Secondo le indagini della procura coordinate dal pm Giuseppe Tittaferrante, i nove agenti avrebbero presentato certificati medici per visite mai avvenute per rimanere a casa dal lavoro, percependo ovviamente lo stipendio come in un normale giorno di malattia.
A vidimare le assenze – con diagnosi quasi speculari – un medico condotto che lavora nell’Arginone. Da qui le contestazioni ai dieci indagati (i nove agenti più il dottore) per fatti che risalgono al marzo e aprile del 2016. In quel periodo si stava consumando una rottura insanabile tra il personale e il comandante di reparto, Lisa Brianese, che aveva portato gli agenti di polizia penitenziaria alla mobilitazione.
In quell’occasione le organizzazioni sindacali Sappe (Sindacato Autonomo Polizia Penitenziaria) e Osapp (Organizzazione Sindacale Autonoma Polizia Penitenziaria) annunciarono l’astensione ad oltranza dalla fruizione della mensa di servizio e del locale spaccio agenti contro di la comandante colpevole a detta loro di “non avere il polso necessario per far valere l’autorità che rappresenta nei casi di tensione tra agenti e carcerati”.
A dar corpo ai sospetti della procura fu un documento inviato di lì a breve alla magistratura estense dall’allora direttore del carcere Carmela Di Lorenzo, che manifestava le difficoltà organizzative all’interno della casa circondariale per le numerose e contemporanee assenze del personale, tanto da dover ricorrere a ‘supplenti’ inviati da Bologna.
Partite quindi le verifiche, gli inquirenti hanno notato una ulteriore coincidenza: le patologie sofferte sono le stesse per tutti. Vale a dire blocco lombare, gastroenterite e crisi cefalgica.
“Si tratta di episodi sporadici – commenta il legale che assiste tutti gli indagati, l’avvocato Denis Lovison -, parliamo di singoli episodi per persona, con assenze del lavoro al massimo di due o tre giorni. Prese singolarmente le assenze non sono ripetitive e le patologie indicate sono state riscontrate anche in precedenti visite”.

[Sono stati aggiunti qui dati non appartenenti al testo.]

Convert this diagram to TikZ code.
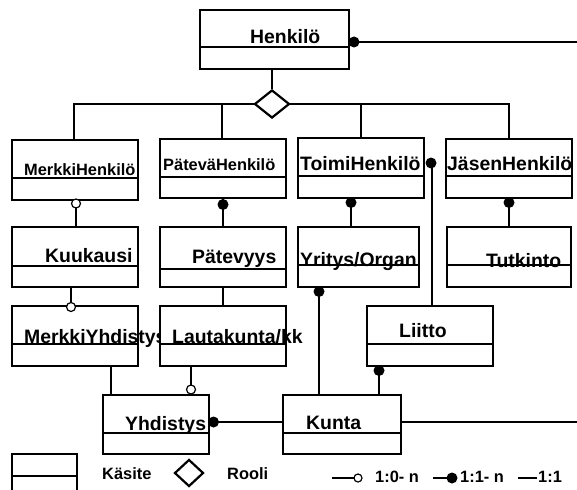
\documentclass[tikz,border=0pt]{standalone}
\usepackage{fontspec}
\setmainfont{Liberation Sans}
\usetikzlibrary{shapes.geometric}

\newcommand{\bigtxt}{\fontsize{19.4}{20}\selectfont\bfseries}
\newcommand{\smalltxt}{\fontsize{16.4}{18}\selectfont\bfseries}

% concept box: name, x1, y1, x2, y2, y of the divider line
\newcommand{\conceptbox}[6]{%
  \node[box, minimum width={#4-#2}, minimum height={#5-#3}] (#1) at ({(#2+#4)/2},{(#3+#5)/2}) {};
  \draw[divider] (#2,#6) -- (#4,#6);
}

\begin{document}
\begin{tikzpicture}[x=1pt, y=-1pt,
  box/.style={draw, rectangle, fill=white, line width=1.6pt, inner sep=0pt, outer sep=0pt},
  divider/.style={line width=1.4pt},
  role/.style={draw, diamond, fill=white, line width=2.2pt, inner sep=0pt},
  tree/.style={line width=2.5pt},
  link/.style={line width=1.3pt},
  lbl/.style={anchor=base west, inner sep=0pt, font=\bigtxt},
  slbl/.style={anchor=base west, inner sep=0pt, font=\smalltxt},
  one/.style={fill=black},
  zero/.style={draw, fill=white, line width=1.2pt}]

\clip (0,0) rectangle (577,489);

% ---- top concept and role hierarchy
\conceptbox{henk}{200}{10}{349}{69}{47}
\node[lbl] (henkT) at (250,44) {Henkilö};
\coordinate (eastA) at (577,42);
\draw[link] (henk.east |- eastA) -- (eastA);
\fill[one] (354,42) circle (5.5);

\draw[tree] (74,0 |- 0,140) -- (74,104) -- (509,104) -- (509,139);
\draw[tree] (222,104) -- (222,139);
\draw[tree] (361,104) -- (361,138);
\node[role, minimum width=35, minimum height=28] (dia) at (272,104) {};
\draw[tree] (dia.north |- henk.south) -- (dia.north);

% ---- first row
\conceptbox{mh}{12}{140}{138}{200}{178}
\node[slbl] (mhT) at (24,175) {MerkkiHenkilö};
\conceptbox{ph}{160}{139}{286}{198}{177}
\node[slbl] (phT) at (163,170) {PäteväHenkilö};
\conceptbox{th}{298}{138}{424}{198}{176}
\node[lbl] (thT) at (300,170) {ToimiHenkilö};
\conceptbox{jh}{446}{139}{572}{198}{176}
\node[lbl] (jhT) at (447,170) {JäsenHenkilö};

% ---- second row
\conceptbox{kuu}{12}{227}{138}{287}{266}
\node[lbl] (kuuT) at (45,262) {Kuukausi};
\conceptbox{pat}{160}{227}{286}{287}{269}
\node[lbl] (patT) at (192,263) {Pätevyys};
\conceptbox{yo}{298}{227}{419}{287}{265}
\node[lbl] (yoT) at (300,266) {Yritys/Organ};
\conceptbox{tut}{447}{227}{571}{287}{265}
\node[lbl] (tutT) at (486,267) {Tutkinto};

% ---- third row
\conceptbox{my}{12}{306}{138}{366}{344}
\node[lbl] (myT) at (24,343) {MerkkiYhdistys};
\conceptbox{lk}{160}{306}{286}{366}{344}
\node[lbl] (lkT) at (172,343) {Lautakunta/kk};
\conceptbox{lii}{367}{306}{493}{366}{344}
\node[lbl] (liiT) at (399,337) {Liitto};

% ---- fourth row
\conceptbox{yh}{103}{395}{209}{454}{433}
\node[lbl] (yhT) at (125,430) {Yhdistys};
\conceptbox{kun}{283}{395}{401}{454}{433}
\node[lbl] (kunT) at (306,429) {Kunta};

% ---- connectors between concepts
\draw[link] (76,0 |- mh.south) -- (76,0 |- kuu.north);
\draw[zero] (76,203.5) circle (4.5);

\draw[link] (223,0 |- ph.south) -- (223,0 |- pat.north);
\fill[one] (223,204.5) circle (5.5);

\draw[link] (351,0 |- th.south) -- (351,0 |- yo.north);
\fill[one] (351,202.5) circle (5.5);

\draw[link] (509,0 |- jh.south) -- (509,0 |- tut.north);
\fill[one] (509,202.5) circle (5.5);

\draw[link] (432,163) -- (432,0 |- lii.north);
\fill[one] (431,163) circle (5.5);

\draw[link] (71,0 |- kuu.south) -- (71,0 |- my.north);
\draw[zero] (71,307) circle (4.5);

\draw[link] (223,0 |- pat.south) -- (223,0 |- lk.north);

\draw[link] (319,0 |- yo.south) -- (319,0 |- kun.north);
\fill[one] (319,291.5) circle (5.5);

\draw[link] (111,0 |- my.south) -- (111,0 |- yh.north);

\draw[link] (191,0 |- lk.south) -- (191,0 |- yh.north);
\draw[zero] (191,389.5) circle (4.5);

\draw[link] (379,0 |- lii.south) -- (379,0 |- kun.north);
\fill[one] (379,370.5) circle (5.5);

\draw[link] (yh.east |- 0,422) -- (kun.west |- 0,422);
\fill[one] (213.5,422) circle (5.5);

\coordinate (eastB) at (577,422);
\draw[link] (kun.east |- eastB) -- (eastB);

% ---- legend
\node[box, minimum width=65, minimum height=40] (legbox) at (44.5,474) {};
\draw[divider] (legbox.west |- 0,476) -- (legbox.east |- 0,476);
\node[slbl] (legK) at (102,479) {Käsite};
\node[role, minimum width=29, minimum height=27] (legdia) at (189,473) {};
\node[slbl] (legR) at (227,479) {Rooli};

\coordinate (l1a) at (332,478);
\coordinate (l1b) at (354,478);
\draw[link] (l1a) -- (l1b);
\draw[zero] (358,478) circle (4);
\node[slbl] (legZ) at (375,482) {1:0- n};

\coordinate (l2a) at (433,478);
\coordinate (l2b) at (450,478);
\draw[link] (l2a) -- (l2b);
\fill[one] (452,478) circle (5.5);
\node[slbl] (legO) at (460,482) {1:1- n};

\coordinate (l3a) at (518,478);
\coordinate (l3b) at (537,478);
\draw[link] (l3a) -- (l3b);
\node[slbl] (legE) at (538,482) {1:1};

\end{tikzpicture}
\end{document}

Eppure secondo la procura quelle visite non sarebbero mai avvenute. E questo lo proverebbero i tabulati telefonici e il registro di entrata e uscita del carcere e dell’infermeria. “Le visite sono state effettuate – ribatte l’avvocato -; probabilmente ci saranno stati problemi con le date. Ricostruendo il tutto insieme agli inquirenti in sede di interrogatorio e chiariremo ogni equivoco”.
Lovison ci tiene a far presente che “siamo di fronte a persone, i cui stati di servizio li dipingono come irreprensibili, che per tanti anni lavorato per lo Stato e ora si trovano dall’altra parte, sotto accusa, per qualcosa che se lo fa qualsiasi persona sulla faccia della terra va bene, mentre loro rischiano fino a cinque anni di galera”.
Anche per quanto riguarda il medico, “è un serio professionista che lavora in carcere dal ’77, una bravissima persona, che non ha mai avuto problemi”.